Which is a genuine shame, because once you actually start driving the X55, it immediately brings us back to the high notes earlier in the review. This thing drives well! The powertrain is one of the biggest surprises here. The turbocharged 1.5 four cylinder offers 138kW and 305Nm, and is paired to a dual-clutch transmission that not only offers a calibration that is impressively smooth, but that, in fact, even gives a remarkably European driving experience.

Throttle response is clean, power delivery is very urban-turbo with torque down low, and the gearbox shifts can be both smooth and engaging, immediately bringing to mind compact offerings from premium brands famous for their DCTs, complete to the hesitation to overcome inertia.
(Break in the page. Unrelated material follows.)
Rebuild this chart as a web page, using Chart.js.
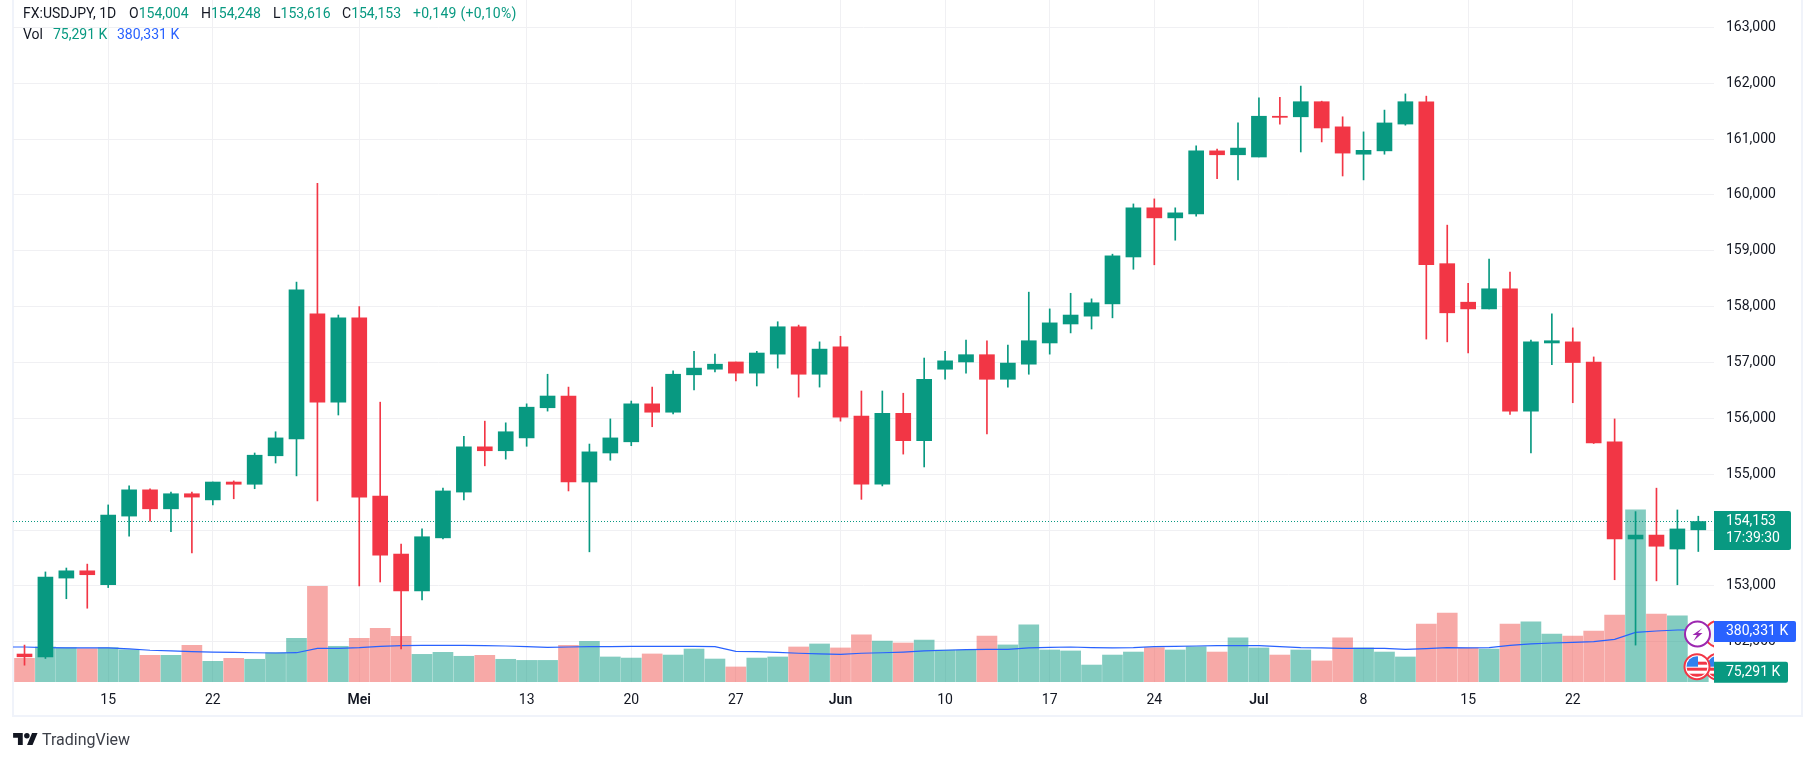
<!DOCTYPE html>
<html>
<head>
<meta charset="utf-8">
<title>FX:USDJPY</title>
<script src="https://cdn.jsdelivr.net/npm/chart.js@4"></script>
<style>
	html, body { margin:0; padding:0; background:#fff; width:1814px; height:761px; overflow:hidden; }
	body { position:relative; font-family:Roboto, sans-serif; font-size:14px; color:#131722; }
	#frame { position:absolute; left:12px; top:0; width:1787px; height:715px; border-left:2px solid #f0f3fa; border-right:2px solid #f0f3fa; border-bottom:2px solid #f0f3fa; }
	canvas { position:absolute; left:0; top:0; }
	.lg { position:absolute; white-space:nowrap; line-height:16px; }
	.up { color:#089981; }
	.ma { color:#2962ff; }
	#logo { position:absolute; left:13px; top:732.7px; }
	#brand { position:absolute; left:42px; top:730px; font-size:16px; line-height:20px; color:#3d4049; }
</style>
</head>
<body>
<div id="frame"></div>
<canvas id="chart_usdjpy" width="1814" height="761"></canvas>

<div class="lg" style="left:23px;top:5px">FX:USDJPY, 1D</div>
<div class="lg" style="left:129px;top:5px">O<span class="up">154,004</span></div>
<div class="lg" style="left:201px;top:5px">H<span class="up">154,248</span></div>
<div class="lg" style="left:273px;top:5px">L<span class="up">153,616</span></div>
<div class="lg" style="left:342px;top:5px">C<span class="up">154,153</span></div>
<div class="lg up" style="left:413px;top:5px;letter-spacing:0.25px">+0,149 (+0,10%)</div>
<div class="lg" style="left:23px;top:26px">Vol</div>
<div class="lg up" style="left:53px;top:26px">75,291 K</div>
<div class="lg ma" style="left:117px;top:26px">380,331 K</div>

<svg id="logo" width="25" height="12.4" viewBox="0 4 36 18"><path fill="#131722" d="M14 22H7V11H0V4h14v18zM28 22h-8l7.5-18h8L28 22z"/><circle fill="#131722" cx="20" cy="8" r="4"/></svg>
<div id="brand">TradingView</div>

<script>
		// daily candles, 9 Apr - 30 Jul
		var opens=[151.78,151.73,153.14,153.27,153.02,154.25,154.72,154.38,154.65,154.54,154.86,154.82,155.33,155.63,157.87,156.29,157.80,154.61,153.57,152.91,
			153.86,154.68,155.49,155.42,155.65,156.19,156.40,154.86,155.38,155.58,156.26,156.11,156.78,156.88,157.01,156.81,157.15,157.64,156.79,157.28,
			156.04,154.82,156.09,155.60,156.88,157.01,157.14,156.70,156.97,157.35,157.69,157.83,158.05,158.89,159.77,159.59,159.66,160.79,160.72,160.68,
			161.41,161.40,161.67,161.22,160.73,160.79,161.27,161.67,158.77,158.08,157.96,158.32,156.13,157.35,157.37,157.01,155.58,153.84,153.91,153.66,154.004];
		var highs=[151.94,153.25,153.32,153.39,154.45,154.79,154.74,154.68,154.68,154.86,154.88,155.38,155.76,158.44,160.21,157.85,158.00,156.29,153.75,154.02,
			154.75,155.68,155.95,155.92,156.26,156.79,156.56,155.54,155.99,156.31,156.56,156.85,157.20,157.15,157.01,157.20,157.73,157.67,157.37,157.47,
			156.49,156.49,156.45,157.08,157.20,157.40,157.39,157.31,158.26,157.96,158.24,158.14,158.94,159.84,159.93,159.77,160.88,160.82,161.29,161.74,
			161.75,161.95,161.68,161.40,161.13,161.52,161.81,161.77,159.46,158.42,158.85,158.62,157.40,157.87,157.62,157.10,155.99,154.33,154.75,154.36,154.248];
		var lows=[151.58,151.70,152.77,152.60,152.97,153.89,154.16,153.97,153.59,154.45,154.56,154.74,155.20,154.97,154.52,156.06,153.00,153.07,151.87,152.75,
			153.84,154.54,155.15,155.27,155.50,156.13,154.70,153.61,155.25,155.51,155.85,156.08,156.51,156.83,156.67,156.58,156.90,156.38,156.56,155.95,
			154.55,154.79,155.36,155.13,156.70,156.81,155.72,156.56,156.79,157.15,157.53,157.60,157.80,158.67,158.75,159.19,159.62,160.29,160.27,160.68,
			161.27,160.77,160.95,160.34,160.27,160.73,161.25,157.42,157.37,157.17,157.96,156.07,155.38,156.96,156.28,155.55,153.11,151.94,153.09,153.02,153.616];
		var closes=[151.73,153.16,153.27,153.20,154.27,154.72,154.38,154.65,154.59,154.86,154.82,155.34,155.65,158.30,156.29,157.80,154.59,153.55,152.91,153.88,
			154.70,155.49,155.42,155.76,156.20,156.40,154.86,155.40,155.65,156.26,156.11,156.79,156.90,156.97,156.81,157.17,157.64,156.79,157.24,156.02,
			154.82,156.09,155.60,156.70,157.03,157.14,156.70,156.99,157.39,157.71,157.85,158.07,158.91,159.77,159.59,159.68,160.79,160.72,160.84,161.41,
			161.39,161.67,161.20,160.75,160.80,161.29,161.67,158.75,157.89,157.96,158.32,156.13,157.37,157.39,157.00,155.56,153.84,153.91,153.71,154.02,154.153];
		var volumes=[173,256,251,244,251,236,195,195,268,151,173,166,214,319,699,261,319,392,334,202,
			217,188,195,166,158,158,268,297,183,175,205,197,241,168,110,175,183,256,278,249,
			344,300,285,307,234,234,336,271,417,234,227,124,197,219,251,234,258,219,322,249,
			197,234,154,322,249,219,183,424,504,249,241,424,439,351,336,373,490,1258,497,483,75.291];
		// moving average of the volume, first value sits one day left of the first candle
		var volMA=[256,256,251,249,249,249,242,232,227,222,219,217,214,212,214,246,246,251,261,266,268,
			268,268,266,263,258,253,256,258,258,261,261,261,261,258,224,222,217,210,205,202,
			210,214,219,227,232,236,239,239,249,253,256,251,249,251,258,261,263,266,266,266,
			258,251,249,246,246,246,239,244,251,249,251,268,278,285,290,295,312,363,373,380,380.331];

		var xTicks=[4,9,16,24,29,34,39,44,49,54,59,64,69,74];
		var xTickLabels=['15','22','Mei','13','20','27','Jun','10','17','24','Jul','8','15','22'];
		var xMajor=['Mei','Jun','Jul'];
		var yTicks=[152,153,154,155,156,157,158,159,160,161,162,163];
		var yTickLabels=['152,000','153,000','','155,000','156,000','157,000','158,000','159,000','160,000','161,000','162,000','163,000'];

		var lastPrice=154.153, lastVol=75.291, lastMA=380.331;
		var colUp='#089981', colDown='#f23645', colUpVol='rgba(8,153,129,0.5)', colDownVol='rgba(239,83,80,0.5)', colMA='#2962ff';
		var xMin=-0.55, xMax=80.75;

		var bodyData=[], wickData=[], volData=[], maData=[], candleCol=[], volCol=[];
		for(var i in opens){
			var n=Number(i);
			bodyData.push({x:n,y:[opens[n],closes[n]]});
			wickData.push({x:n,y:[lows[n],highs[n]]});
			volData.push({x:n,y:volumes[n]});
			candleCol.push(closes[n]>=opens[n] ? colUp : colDown);
			volCol.push(closes[n]>=opens[n] ? colUpVol : colDownVol);
		}
		for(var j in volMA){
			maData.push({x:Number(j)-1,y:volMA[j]});
		}

		function tagShape(ctx,x,y,w,h,col){
			ctx.fillStyle=col;
			ctx.beginPath();
			ctx.roundRect(x,y,w,h,[0,2,2,0]);
			ctx.fill();
		}
		function ring(ctx,x,y,r,stroke,fill){
			ctx.beginPath();
			ctx.arc(x,y,r,0,Math.PI*2);
			ctx.fillStyle=fill;
			ctx.fill();
			ctx.lineWidth=2;
			ctx.strokeStyle=stroke;
			ctx.stroke();
		}
		function flagRing(ctx,x,y,r){
			ring(ctx,x,y,r,'#f23645','#fff');
			ctx.save();
			ctx.beginPath();
			ctx.arc(x,y,r-2,0,Math.PI*2);
			ctx.clip();
			ctx.fillStyle='#f23645';
			ctx.fillRect(x-r,y+1,2*r,3);
			ctx.fillRect(x-r,y+7,2*r,3);
			ctx.fillRect(x+1,y-5,r,3);
			ctx.fillStyle='#2f80ed';
			ctx.fillRect(x-r,y-r,r+1,r);
			ctx.restore();
		}

		var tagsPlugin={
			id:'tags',
			afterDraw:function(chart){
				var ctx=chart.ctx, a=chart.chartArea, sy=chart.scales.y, sv=chart.scales.y2;
				var yPrice=sy.getPixelForValue(lastPrice), yVol=sv.getPixelForValue(lastVol), yMA=sv.getPixelForValue(lastMA);
				ctx.save();
				// event bubbles, they slide under the price axis
				ctx.save();
				ctx.beginPath();
				ctx.rect(a.left,a.top,a.right-a.left,a.bottom-a.top);
				ctx.clip();
				ring(ctx,1718,yMA+4,13,'#f23645','#f0f3fa');
				ring(ctx,1697.5,yMA+4,12.5,'#9c27b0','#fff');
				ctx.fillStyle='#9c27b0';
				ctx.beginPath();
				var bx=1697.5, by=yMA+4;
				ctx.moveTo(bx+5,by-6); ctx.lineTo(bx-5,by+1); ctx.lineTo(bx-0.5,by+1); ctx.lineTo(bx-4,by+7); ctx.lineTo(bx+5,by-1); ctx.lineTo(bx+0.5,by-1);
				ctx.closePath();
				ctx.fill();
				flagRing(ctx,1718,yVol-5,13);
				flagRing(ctx,1697,yVol-5,12.5);
				ctx.restore();

				tagShape(ctx,a.right,yPrice-10.5,77,39,colUp);
				tagShape(ctx,a.right,yMA-9,82,21,colMA);
				tagShape(ctx,a.right,yVol-10,74,21,colUp);
				ctx.font='14px Roboto';
				ctx.textBaseline='middle';
				ctx.textAlign='left';
				ctx.fillStyle='#fff';
				ctx.fillText('154,153',a.right+12,yPrice-0.5);
				ctx.fillText('17:39:30',a.right+12,yPrice+17);
				ctx.fillText('380,331 K',a.right+12,yMA+1.5);
				ctx.fillText('75,291 K',a.right+12,yVol+0.5);
				ctx.restore();
			}
		};

		var configUsdJpy={
			type:'bar',
			data:{
				datasets:[
					{type:'bar',label:'body',data:bodyData,backgroundColor:candleCol,barThickness:15,grouped:false,order:1},
					{type:'bar',label:'wick',data:wickData,backgroundColor:candleCol,barThickness:1,grouped:false,order:2},
					{type:'line',label:'Vol MA',data:maData,yAxisID:'y2',borderColor:colMA,borderWidth:1.2,pointRadius:0,tension:0,order:3},
					{type:'line',label:'last',data:[{x:xMin,y:lastPrice},{x:xMax,y:lastPrice}],borderColor:colUp,borderWidth:1,borderDash:[1,2],pointRadius:0,order:4},
					{type:'bar',label:'Vol',data:volData,yAxisID:'y2',backgroundColor:volCol,barThickness:20,grouped:false,order:5}
				]
			},
			options:{
				responsive:false,
				devicePixelRatio:1,
				animation:false,
				layout:{padding:{left:13,top:0,right:13,bottom:44}},
				plugins:{legend:{display:false},title:{display:false},tooltip:{enabled:false}},
				scales:{
					x:{
						type:'linear',
						offset:false,
						min:xMin,
						max:xMax,
						grid:{color:'#f0f0f3',drawTicks:false,offset:false},
						border:{display:false},
						afterBuildTicks:function(s){
							s.ticks=xTicks.map(function(v,k){return {value:v,major:xMajor.indexOf(xTickLabels[k])!=-1};});
						},
						afterFit:function(s){s.height=35;s.paddingLeft=0;s.paddingRight=0;},
						ticks:{
							autoSkip:false,
							maxRotation:0,
							padding:10,
							color:'#131722',
							font:function(c){return {family:'Roboto',size:14,weight:c.tick&&c.tick.major?'600':'400'};},
							callback:function(v){return xTickLabels[xTicks.indexOf(v)];}
						}
					},
					y:{
						position:'right',
						min:151.279,
						max:163.4915,
						grid:{color:'#f0f0f3',drawTicks:false},
						border:{display:false},
						afterBuildTicks:function(s){
							s.ticks=yTicks.map(function(v){return {value:v};});
						},
						afterFit:function(s){s.width=87;s.paddingTop=0;s.paddingBottom=0;},
						ticks:{
							autoSkip:false,
							padding:12,
							color:'#131722',
							font:{family:'Roboto',size:14},
							callback:function(v){return yTickLabels[yTicks.indexOf(v)];}
						}
					},
					y2:{type:'linear',display:false,min:0,max:4985.4}
				}
			},
			plugins:[tagsPlugin]
		};

		var ctx_usdjpy=document.getElementById('chart_usdjpy').getContext('2d');
		new Chart(ctx_usdjpy,configUsdJpy);
</script>
</body>
</html>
I could not get the 7.7L/100km claimed efficiency over my time with it, but I guess this is a testament to how engaging to drive it was, clearly standing taller than its compatriots. And when you combine that with the pricing BAIC is targeting, of $34,990 and $35,990 for the two trim levels, the X55 starts becoming a very serious proposition.

Underneath the occasional software frustration lies a capable, attractive, and genuinely enjoyable small SUV. Which makes the conclusion simple, really. The BAIC X55 isn’t being held back by engineering or design, it actually did those two remarkably well. It’s Achille’s heel rests on decisions that feel entirely fixable. If it had a Spider Graph, it would over perform on certain traits while lagging a bit on another. Would you rather that or a jack of all trades?

And if BAIC can sort those out, whether through software updates or proper RHD localisation, the X55 immediately jumps from being an interesting alternative, to becoming one of the most compelling value-focused urban SUVs on its segment. Building cars is very, very hard, after all. Thanks, BAIC, for the opportunity, and thank you for reading this far!